Construction of a genomic library of the lactose utilising yeast Kluyveromyces marxianus var. fragilis for transformation into Saccharomyces cerevisiae

Abstract

The object of this project was to create a genomic library of an industrial Kluyveromyces marxianus var. fragilis strain as a preliminary step to cloning the genes responsible for lactose utilisation into Saccharomyces cerevisiae. Lactose is the major carbohydrate component of whey, a major byproduct of the dairy industry. Currently most whey is dumped which is both a waste of a potential resource and is a source of environmental contamination. Lactose could in theory be used a substrate for the production of ethanol however traditional brewing strains of yeast (mostly S.cerevisiae strains) cannot utilise lactose. One possible approach to get around this problem would be to clone the genes responsible for lactose utilisation from a lactose utilising yeast (in this case the genes LAC4 and LAC12 from K.marxianus var.fragilis) into S.cerevisiae. As a preliminary step in the cloning LAC4 and LAC12 into S.cerevisiae a genomic library of an industrial strain of the lactose-utilising yeast, K.marxianus var. fragilis was constructed.
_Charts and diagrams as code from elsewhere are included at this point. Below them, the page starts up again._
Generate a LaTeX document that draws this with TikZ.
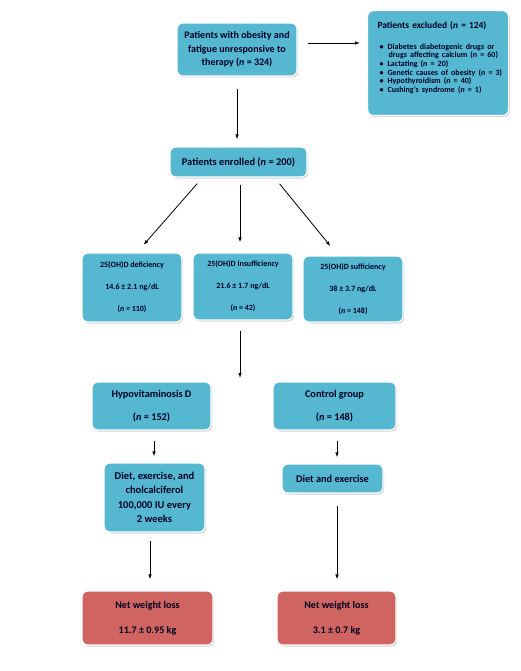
\documentclass[tikz,border=0pt]{standalone}
\usepackage{fontspec}
\setmainfont{Carlito}
\usetikzlibrary{arrows.meta,shadows}
\definecolor{boxblue}{HTML}{55B8D0}
\definecolor{boxred}{HTML}{D06460}
\tikzset{
  box/.style={draw=white,line width=1.2pt,rounded corners=6pt,fill=boxblue,
    drop shadow={opacity=0.35,shadow xshift=1.2pt,shadow yshift=-1.5pt},
    align=center,font=\bfseries\fontsize{10.3}{13.5}\selectfont,text=black!85!blue,inner sep=2pt},
  redbox/.style={box,fill=boxred},
  arr/.style={-{Latex[length=5pt,width=3.5pt]},line width=0.8pt}
}
\begin{document}
\begin{tikzpicture}[x=1pt,y=-1pt]
  \useasboundingbox (0,0) rectangle (520,671);
  % top
  \node[box,minimum width=120pt,minimum height=53pt,font=\bfseries\fontsize{10}{13.5}\selectfont] (start) at (237,49.5)
    {Patients with obesity and\\fatigue unresponsive to\\therapy (\textit{n} = 324)};
  \node[box,minimum width=141pt,minimum height=105pt,anchor=north west,align=left,text width=137pt,
    font=\bfseries\fontsize{9.4}{8.7}\selectfont] (excl) at (367,10)
    {\hspace*{8pt}Patients excluded (\textit{n} = 124)\\[12pt]
     {\fontsize{8}{8.7}\selectfont
     \hspace*{10pt}\textbullet\hspace{4pt}Diabetes diabetogenic drugs or\\
     \hspace*{19pt}drugs affecting calcium (\textit{n} = 60)\\
     \hspace*{10pt}\textbullet\hspace{4pt}Lactating (\textit{n} = 20)\\
     \hspace*{10pt}\textbullet\hspace{4pt}Genetic causes of obesity (\textit{n} = 3)\\
     \hspace*{10pt}\textbullet\hspace{4pt}Hypothyroidism (\textit{n} = 40)\\
     \hspace*{10pt}\textbullet\hspace{4pt}Cushing's syndrome (\textit{n} = 1)\rule[-12pt]{0pt}{12pt}}};
  \node[box,minimum width=137pt,minimum height=30pt,font=\bfseries\fontsize{10.4}{13.5}\selectfont] (enrolled) at (238.5,162)
    {Patients enrolled (\textit{n} = 200)};
  % 25(OH)D levels
  \node[box,minimum width=100pt,minimum height=69pt,font=\bfseries\fontsize{8}{22}\selectfont] (defic) at (132,287.5)
    {25(OH)D deficiency\\14.6 ± 2.1 ng/dL\\(\textit{n} = 110)};
  \node[box,minimum width=100pt,minimum height=67pt,font=\bfseries\fontsize{8}{22}\selectfont] (insuf) at (243,286.5)
    {25(OH)D insufficiency\\21.6 ± 1.7 ng/dL\\(\textit{n} = 42)};
  \node[box,minimum width=100pt,minimum height=66pt,font=\bfseries\fontsize{8}{22}\selectfont] (suff) at (353,289)
    {25(OH)D sufficiency\\38 ± 3.7 ng/dL\\(\textit{n} = 148)};
  \coordinate (split) at (240,378);
  % groups
  \node[box,minimum width=119pt,minimum height=48pt,font=\bfseries\fontsize{10.3}{23}\selectfont] (hypo) at (151.5,406)
    {Hypovitaminosis D\\(\textit{n} = 152)};
  \node[box,minimum width=123pt,minimum height=48pt,font=\bfseries\fontsize{10.3}{23}\selectfont] (control) at (334.5,406)
    {Control group\\(\textit{n} = 148)};
  \node[box,minimum width=101pt,minimum height=69pt,font=\bfseries\fontsize{10.5}{14.5}\selectfont] (treat) at (154.5,497.5)
    {Diet, exercise, and\\cholcalciferol\\100,000 IU every\\2 weeks};
  \node[box,minimum width=101pt,minimum height=29pt] (diet) at (332.5,478.5)
    {Diet and exercise};
  % outcomes
  \node[redbox,minimum width=131pt,minimum height=54pt,font=\bfseries\fontsize{10.1}{25}\selectfont] (loss1) at (147.5,618)
    {Net weight loss\\11.7 ± 0.95 kg};
  \node[redbox,minimum width=119pt,minimum height=54pt,font=\bfseries\fontsize{10.1}{25}\selectfont] (loss2) at (336.5,618)
    {Net weight loss\\3.1 ± 0.7 kg};
  % connectors
  \draw[arr,shorten <=10pt,shorten >=7pt] ([yshift=6.5pt]start.east) -- ([yshift=6.5pt]start.east -| excl.west);
  \draw[arr,shorten <=12pt,shorten >=7pt] (start.south) -- (start.south |- enrolled.north);
  \draw[arr,shorten <=8pt,shorten >=10pt] ([xshift=-36pt]enrolled.south) -- ([xshift=5pt]defic.north);
  \draw[arr,shorten <=7pt,shorten >=10pt] ([xshift=1.5pt]enrolled.south) -- ([xshift=1.5pt]enrolled.south |- insuf.north);
  \draw[arr,shorten <=8pt,shorten >=12pt] ([xshift=36pt]enrolled.south) -- ([xshift=-15pt]suff.north);
  \draw[arr,shorten <=10pt] ([xshift=-3pt]insuf.south) -- (split);
  \draw[arr,shorten <=10pt,shorten >=6pt] ([xshift=2.5pt]hypo.south) -- ([xshift=2.5pt]hypo.south |- treat.north);
  \draw[arr,shorten <=10pt,shorten >=6pt] ([xshift=2.5pt]control.south) -- ([xshift=2.5pt]control.south |- diet.north);
  \draw[arr,shorten <=8pt,shorten >=11pt] ([xshift=-4.5pt]treat.south) -- ([xshift=-4.5pt]treat.south |- loss1.north);
  \draw[arr,shorten <=12pt,shorten >=11pt] ([xshift=4.5pt]diet.south) -- ([xshift=4.5pt]diet.south |- loss2.north);
\end{tikzpicture}
\end{document}
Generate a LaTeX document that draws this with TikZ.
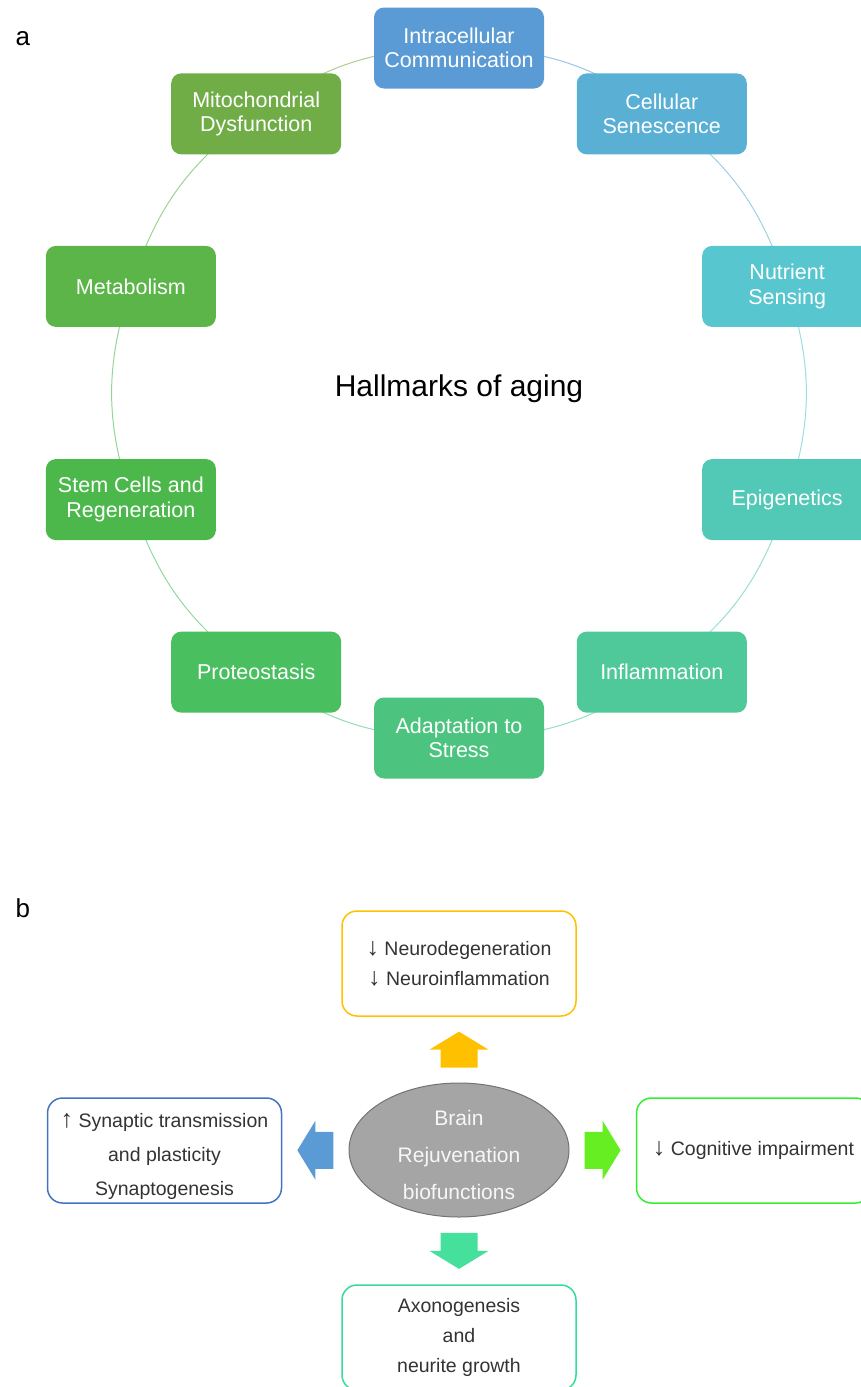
\documentclass[tikz,border=0pt]{standalone}
\usepackage{fontspec}
\setmainfont{Liberation Sans}
\usetikzlibrary{positioning,calc,backgrounds,shapes.geometric}

\definecolor{cintra}{HTML}{5B9BD5}
\definecolor{csenes}{HTML}{5AB0D4}
\definecolor{cnutri}{HTML}{57C6CE}
\definecolor{cepig}{HTML}{52C8B6}
\definecolor{cinflam}{HTML}{4FC89A}
\definecolor{cstress}{HTML}{4CC47F}
\definecolor{cproteo}{HTML}{4ABF60}
\definecolor{cstem}{HTML}{4CB84C}
\definecolor{cmetab}{HTML}{5BB548}
\definecolor{cmito}{HTML}{70AD47}
\definecolor{corange}{HTML}{FFC000}
\definecolor{cblue}{HTML}{4472C4}
\definecolor{carrblue}{HTML}{5B9BD5}
\definecolor{cbright}{HTML}{33EE33}
\definecolor{carrgreen}{HTML}{66EE22}
\definecolor{cmint}{HTML}{33DD99}
\definecolor{carrmint}{HTML}{44E09C}
\definecolor{chub}{HTML}{A5A5A5}
\definecolor{textgrey}{HTML}{333333}

\newcommand\arrdown{{\fontsize{25}{25}\selectfont ↓}}
\newcommand\arrup{{\fontsize{25}{25}\selectfont ↑}}

\tikzset{
  hallmark/.style={rounded corners=10pt, minimum width=170pt, minimum height=81pt,
    inner sep=0pt, text=white, align=center, font=\fontsize{21.5}{24.5}\selectfont},
  ring/.style={line width=1pt},
  effect/.style={draw, line width=1.5pt, rounded corners=15pt, minimum width=234pt,
    minimum height=105pt, inner sep=0pt, align=center, text=textgrey},
  blockarrow/.pic={
    \fill (-18,-18.5) -- (0,-18.5) -- (0,-29.5) -- (18,0) -- (0,29.5) -- (0,18.5) -- (-18,18.5) -- cycle;
  }
}

\begin{document}
\begin{tikzpicture}[x=1pt,y=1pt]
\useasboundingbox (0,0) rectangle (861,-1387);

% panel a
\node[anchor=base west, font=\fontsize{26}{26}\selectfont] (lbla) at (12,-45) {a};
\coordinate (ring) at (459,-393);
\node[font=\fontsize{30}{30}\selectfont] (title) at (459,-389) {Hallmarks of aging};

\foreach \name/\ang/\col/\txt in {
    intra/90/cintra/{Intracellular\\Communication},
    senes/54/csenes/{Cellular\\Senescence},
    nutri/18/cnutri/{Nutrient\\Sensing},
    epig/-18/cepig/{Epigenetics},
    inflam/-54/cinflam/{Inflammation},
    stress/-90/cstress/{Adaptation to\\Stress},
    proteo/-126/cproteo/{Proteostasis},
    stem/-162/cstem/{Stem Cells and\\Regeneration},
    metab/162/cmetab/{Metabolism},
    mito/126/cmito/{Mitochondrial\\Dysfunction}}
  \node[hallmark, fill=\col] (\name) at ($(ring)+(\ang:345)$) {\txt};

\begin{scope}[on background layer]
  \foreach \a/\b/\col in {mito/intra/cmito, intra/senes/cintra, senes/nutri/csenes,
      nutri/epig/cnutri, epig/inflam/cepig, inflam/stress/cinflam, stress/proteo/cstress,
      proteo/stem/cproteo, stem/metab/cstem, metab/mito/cmetab}
    \draw[ring, \col!60] (\a.center) to[bend left=18] (\b.center);
\end{scope}

% panel b
\node[anchor=base west, font=\fontsize{26}{26}\selectfont] (lblb) at (12,-917) {b};

\node[ellipse, fill=chub, draw=gray!90!black, line width=1pt, minimum width=220pt,
  minimum height=134pt, inner sep=0pt, text=white!94!gray,
  font=\fontsize{21}{37}\selectfont] (brain) at (459,-1150)
  {\raisebox{-10pt}[0pt][0pt]{\begin{tabular}{@{}c@{}}Brain\\Rejuvenation\\biofunctions\end{tabular}}};

\node[effect, draw=corange, font=\fontsize{19.5}{30}\selectfont] (neuro) at (459,-963.5)
  {\arrdown{} Neurodegeneration\\\arrdown{} Neuroinflammation};
\node[effect, draw=cblue, font=\fontsize{19.5}{34}\selectfont] (synap) at (164.5,-1150.5)
  {\raisebox{-9.5pt}[0pt][0pt]{\begin{tabular}{@{}c@{}}\arrup{} Synaptic transmission\\and plasticity\\Synaptogenesis\end{tabular}}};
\node[effect, draw=cbright, font=\fontsize{19.5}{30}\selectfont] (cogn) at (753.5,-1150.5)
  {\arrdown{} Cognitive impairment};
\node[effect, draw=cmint, font=\fontsize{19.5}{30}\selectfont] (axon) at (459,-1337.5)
  {Axonogenesis\\and\\neurite growth};

\pic[fill=corange, rotate=90] (upar) at ($(brain.north)!0.5!(neuro.south)$) {blockarrow};
\pic[fill=carrblue, rotate=180] (leftar) at ($(brain.west)!0.5!(synap.east)$) {blockarrow};
\pic[fill=carrgreen] (rightar) at ($(brain.east)!0.5!(cogn.west)$) {blockarrow};
\pic[fill=carrmint, rotate=-90] (downar) at ($(brain.south)!0.5!(axon.north)$) {blockarrow};
\end{tikzpicture}
\end{document}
Partially Sau3AI digested, size selected fragments of K.marxianus var.fragilis DNA were cloned into the Saccharomyces-Eschericia coli shuttle vector, YEp 13 and the resulting recombinant plasmids were transformed into E.coli DH5α. The resulting library was found to contain approximately 15 000 recombinant plasmid bearing clones with an average insert size of 7.7kb. This library thus contains approximately 116 OOOkb of DNA which is equivalent to approximately 8 times the genome size of K.marxianus var. fragilis. The two genes of interest, LAC4 (which encodes β-galactosidase) and LAC12 (which encodes lactose permease), are closely linked, being divergently transcribed from an approximately 2.6kb intergenic region, and are coregulated. If these genes are treated as a single entity then there is a greater than 99% chance that this library will contain the genes of interest. However since the genes of interest occur on a region of DNA approximately 10kb in size, which is greater than the average insert size, the chances of successfully cloning the required genes in a single DNA fragment will be much reduced. However should an attempt be made to 'shot-gun' clone these genes into S.cerevisiae a procedure for high efficiency transformation of S.cerevisiae with the plasmid YEp13 has been demonstrated. Using the spheroplast transformation method a transformation efficiency of 10⁶ transformants/µg YEp13 DNA was obtained.